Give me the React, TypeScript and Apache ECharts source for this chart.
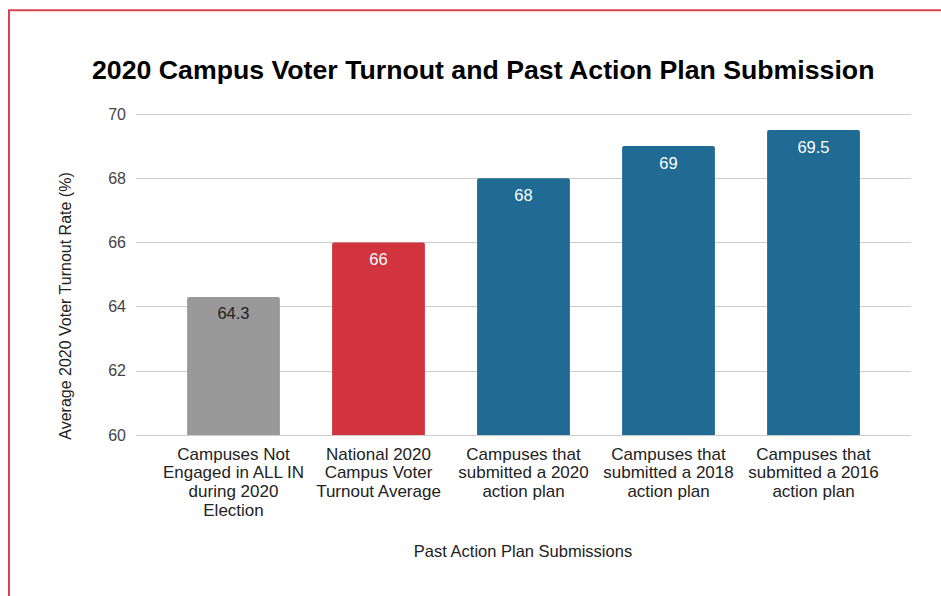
import React, { useEffect, useRef } from "react";
import * as echarts from "echarts";

const categories = [
  "Campuses Not\nEngaged in ALL IN\nduring 2020\nElection",
  "National 2020\nCampus Voter\nTurnout Average",
  "Campuses that\nsubmitted a 2020\naction plan",
  "Campuses that\nsubmitted a 2018\naction plan",
  "Campuses that\nsubmitted a 2016\naction plan",
];
const values = [64.3, 66, 68, 69, 69.5];
const barColors = ["#999999", "#d1343f", "#1f6b93", "#1f6b93", "#1f6b93"];
const labelColors = ["#222222", "#ffffff", "#ffffff", "#ffffff", "#ffffff"];
const titleText = "2020 Campus Voter Turnout and Past Action Plan Submission";
const yAxisTitle = "Average 2020 Voter Turnout Rate (%)";
const xAxisTitle = "Past Action Plan Submissions";

const FONT = "'Liberation Sans', Arial, sans-serif";

export default function App() {
  const ref = useRef<HTMLDivElement>(null);
  useEffect(() => {
    if (!ref.current) return;
    const chart = echarts.init(ref.current, undefined, { renderer: "svg" });
    chart.setOption({
      animation: false,
      backgroundColor: "#ffffff",
      textStyle: { fontFamily: FONT },
      title: {
        text: titleText,
        left: 87,
        top: 51,
        textStyle: { fontFamily: FONT, fontSize: 26.7, fontWeight: "bold", color: "#000000" },
      },
      grid: [
        { left: 136, right: 30, top: 114, bottom: 161, containLabel: false },
        { left: 161, right: 55, top: 114, bottom: 161, containLabel: false },
      ],
      xAxis: [
        {
          type: "category",
          gridIndex: 0,
          data: categories,
          show: false,
        },
        {
          type: "category",
          gridIndex: 1,
          data: categories,
          axisLine: { show: false },
          axisTick: { show: false },
          axisLabel: {
            fontFamily: FONT,
            fontSize: 17,
            lineHeight: 18.6,
            color: "#222222",
            margin: 10,
            interval: 0,
            align: "center",
          },
        },
      ],
      yAxis: [
        {
          type: "value",
          gridIndex: 0,
          min: 60,
          max: 70,
          interval: 2,
          axisLine: { show: false },
          axisTick: { show: false },
          splitLine: { lineStyle: { color: "#cccccc", width: 1 } },
          axisLabel: { fontFamily: FONT, fontSize: 16, color: "#444444", margin: 10 },
        },
        {
          type: "value",
          gridIndex: 1,
          min: 60,
          max: 70,
          interval: 2,
          show: false,
          splitLine: { show: false },
        },
      ],
      series: [
        {
          type: "bar",
          xAxisIndex: 1,
          yAxisIndex: 1,
          barWidth: "64%",
          data: values.map((v, i) => ({
            value: v,
            itemStyle: { color: barColors[i], borderRadius: [2, 2, 0, 0] },
            label: { color: labelColors[i] },
          })),
          label: {
            show: true,
            position: "insideTop",
            distance: 8,
            fontFamily: FONT,
            fontSize: 16.5,
          },
        },
      ],
      graphic: [
        {
          type: "rect",
          shape: { x: 9, y: 10.3, width: 1000, height: 700 },
          style: { fill: "none", stroke: "#d9434f", lineWidth: 2 },
          silent: true,
        },
        {
          type: "text",
          x: 65,
          y: 306,
          rotation: Math.PI / 2,
          style: {
            text: yAxisTitle,
            fontFamily: FONT,
            fontSize: 16,
            fill: "#222222",
            align: "center",
            verticalAlign: "middle",
          },
        },
        {
          type: "text",
          x: 523,
          y: 551,
          style: {
            text: xAxisTitle,
            fontFamily: FONT,
            fontSize: 16.5,
            fill: "#222222",
            align: "center",
            verticalAlign: "middle",
          },
        },
      ],
    });
    return () => chart.dispose();
  }, []);
  return (
    <div
      ref={ref}
      style={{ position: "fixed", left: 0, top: 0, width: 941, height: 596 }}
    />
  );
}
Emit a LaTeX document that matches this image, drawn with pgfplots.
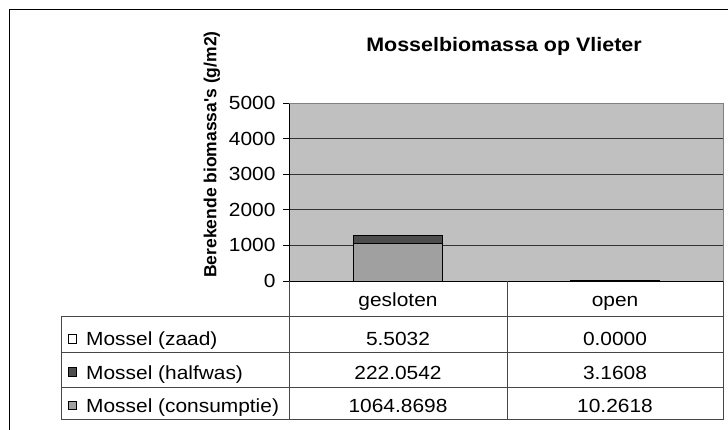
\documentclass[border=0pt]{standalone}
\usepackage{fontspec}
\setmainfont{Liberation Sans}[FakeStretch=1.1]
\newfontfamily\labfont{Liberation Sans}
\usepackage{pgfplots}
\pgfplotsset{compat=1.18}
\definecolor{plotbg}{RGB}{192,192,192}
\definecolor{halfwas}{RGB}{77,77,77}
\definecolor{consumptie}{RGB}{160,160,160}
\definecolor{tabline}{RGB}{70,70,70}

\newcommand{\tabfont}{\fontsize{19}{22}\selectfont}

\begin{document}
\begin{tikzpicture}[x=1pt,y=1pt]
\useasboundingbox (0,0) rectangle (728,429);
\begin{scope}
  \clip (0,0) rectangle (728,429);
  \draw[black, line width=1pt] (9,-10) -- (9,419) -- (740,419);
\end{scope}

\begin{axis}[
    at={(289pt,148pt)}, anchor=south west,
    scale only axis, width=434pt, height=178pt,
    xmin=-0.5, xmax=1.5, ymin=0, ymax=5000,
    ytick={0,1000,...,5000}, xtick=\empty,
    ytick pos=left, tick align=outside, major tick length=6pt,
    tick style={black, line width=0.8pt},
    yticklabel style={font=\tabfont, xshift=-4pt},
    /pgf/number format/assume math mode=true,
    /pgf/number format/1000 sep={},
    ybar stacked, bar width=89pt,
    axis background/.style={fill=plotbg},
    ymajorgrids, major grid style={black!80, line width=0.8pt},
    axis line style={draw=none},
    clip=false,
]
\addplot[fill=consumptie, draw=black, line width=0.8pt] coordinates {(0,1064.8698) (1,10.2618)};
\addplot[fill=halfwas, draw=black, line width=0.8pt] coordinates {(0,222.0542) (1,3.1608)};
\addplot[fill=white, draw=black, line width=0.8pt] coordinates {(0,5.5032) (1,0)};
\draw[gray, line width=0.8pt] (rel axis cs:0,1) -- (rel axis cs:1,1) -- (rel axis cs:1,0);
\draw[black, line width=0.8pt] (rel axis cs:0,1) -- (rel axis cs:0,0) -- (rel axis cs:1,0);
\end{axis}

% titles
\node[font=\bfseries\fontsize{19.5}{22}\selectfont, anchor=base, inner sep=0pt] at (504,377.3) {Mosselbiomassa op Vlieter};
\node[rotate=90, font=\labfont\bfseries\fontsize{17.5}{20}\selectfont] at (212,274.5)
  {Berekende biomassa\textquotesingle s (g/m2)};

% data table
\draw[tabline, line width=0.8pt] (289,148) -- (289,10) (507,148) -- (507,10) (723,148) -- (723,10);
\draw[tabline, line width=0.8pt] (61,112.5) rectangle (723,10);
\draw[tabline, line width=0.8pt] (61,77) -- (723,77) (61,42) -- (723,42);
\tikzset{tab/.style={font=\tabfont, anchor=base, inner sep=0pt},
         leg/.style={font=\tabfont, anchor=base west, inner sep=0pt}}
\node[tab] at (398,122.3) {gesloten};
\node[tab] at (615,122.3) {open};
\draw[black, fill=white] (68,86.3) rectangle (76.4,94.7);
\node[leg] at (86,83.3) {Mossel (zaad)};
\node[tab] at (398,83.3) {5.5032};
\node[tab] at (615,83.3) {0.0000};
\draw[black, fill=halfwas] (68,53) rectangle (76.4,61.4);
\node[leg] at (86,50) {Mossel (halfwas)};
\node[tab] at (398,50) {222.0542};
\node[tab] at (615,50) {3.1608};
\draw[black, fill=consumptie] (68,19.7) rectangle (76.4,28.1);
\node[leg] at (86,16.7) {Mossel (consumptie)};
\node[tab] at (398,16.7) {1064.8698};
\node[tab] at (615,16.7) {10.2618};
\end{tikzpicture}
\end{document}
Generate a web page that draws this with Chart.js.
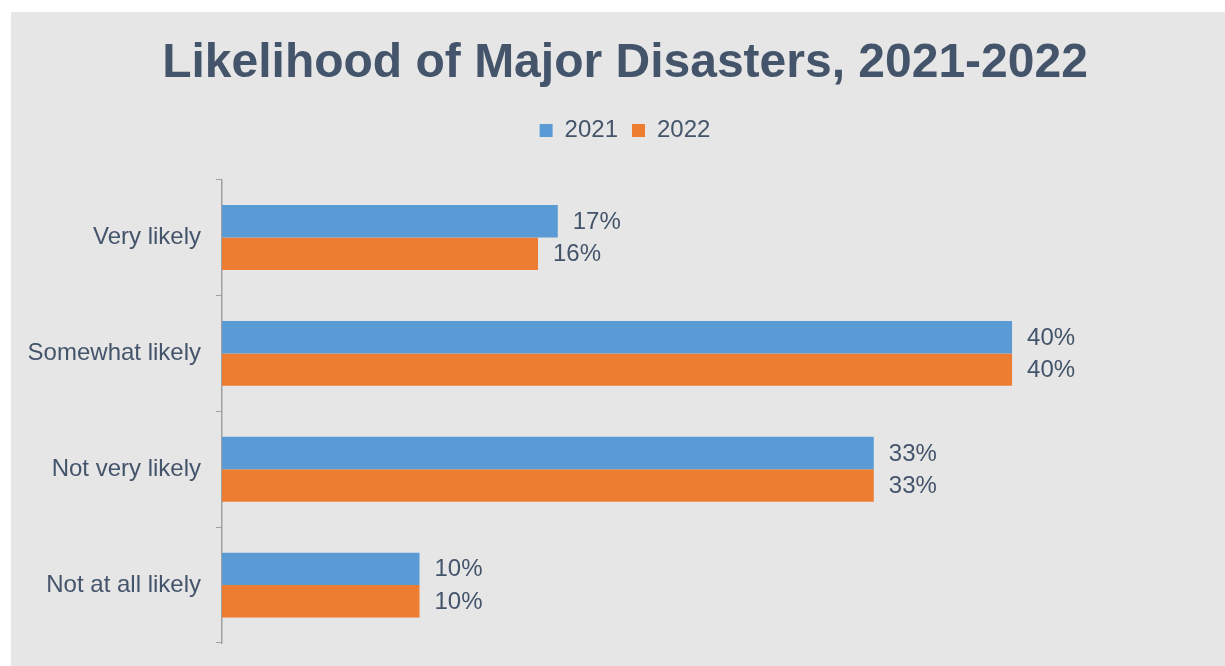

◆ **What is required**:
Filter the records, keeping only lines that contain "with", and show those lines.

◆ **Reply**:
Emit a LaTeX document that matches this image, drawn with pgfplots.
Generate a web page that draws this with Chart.js.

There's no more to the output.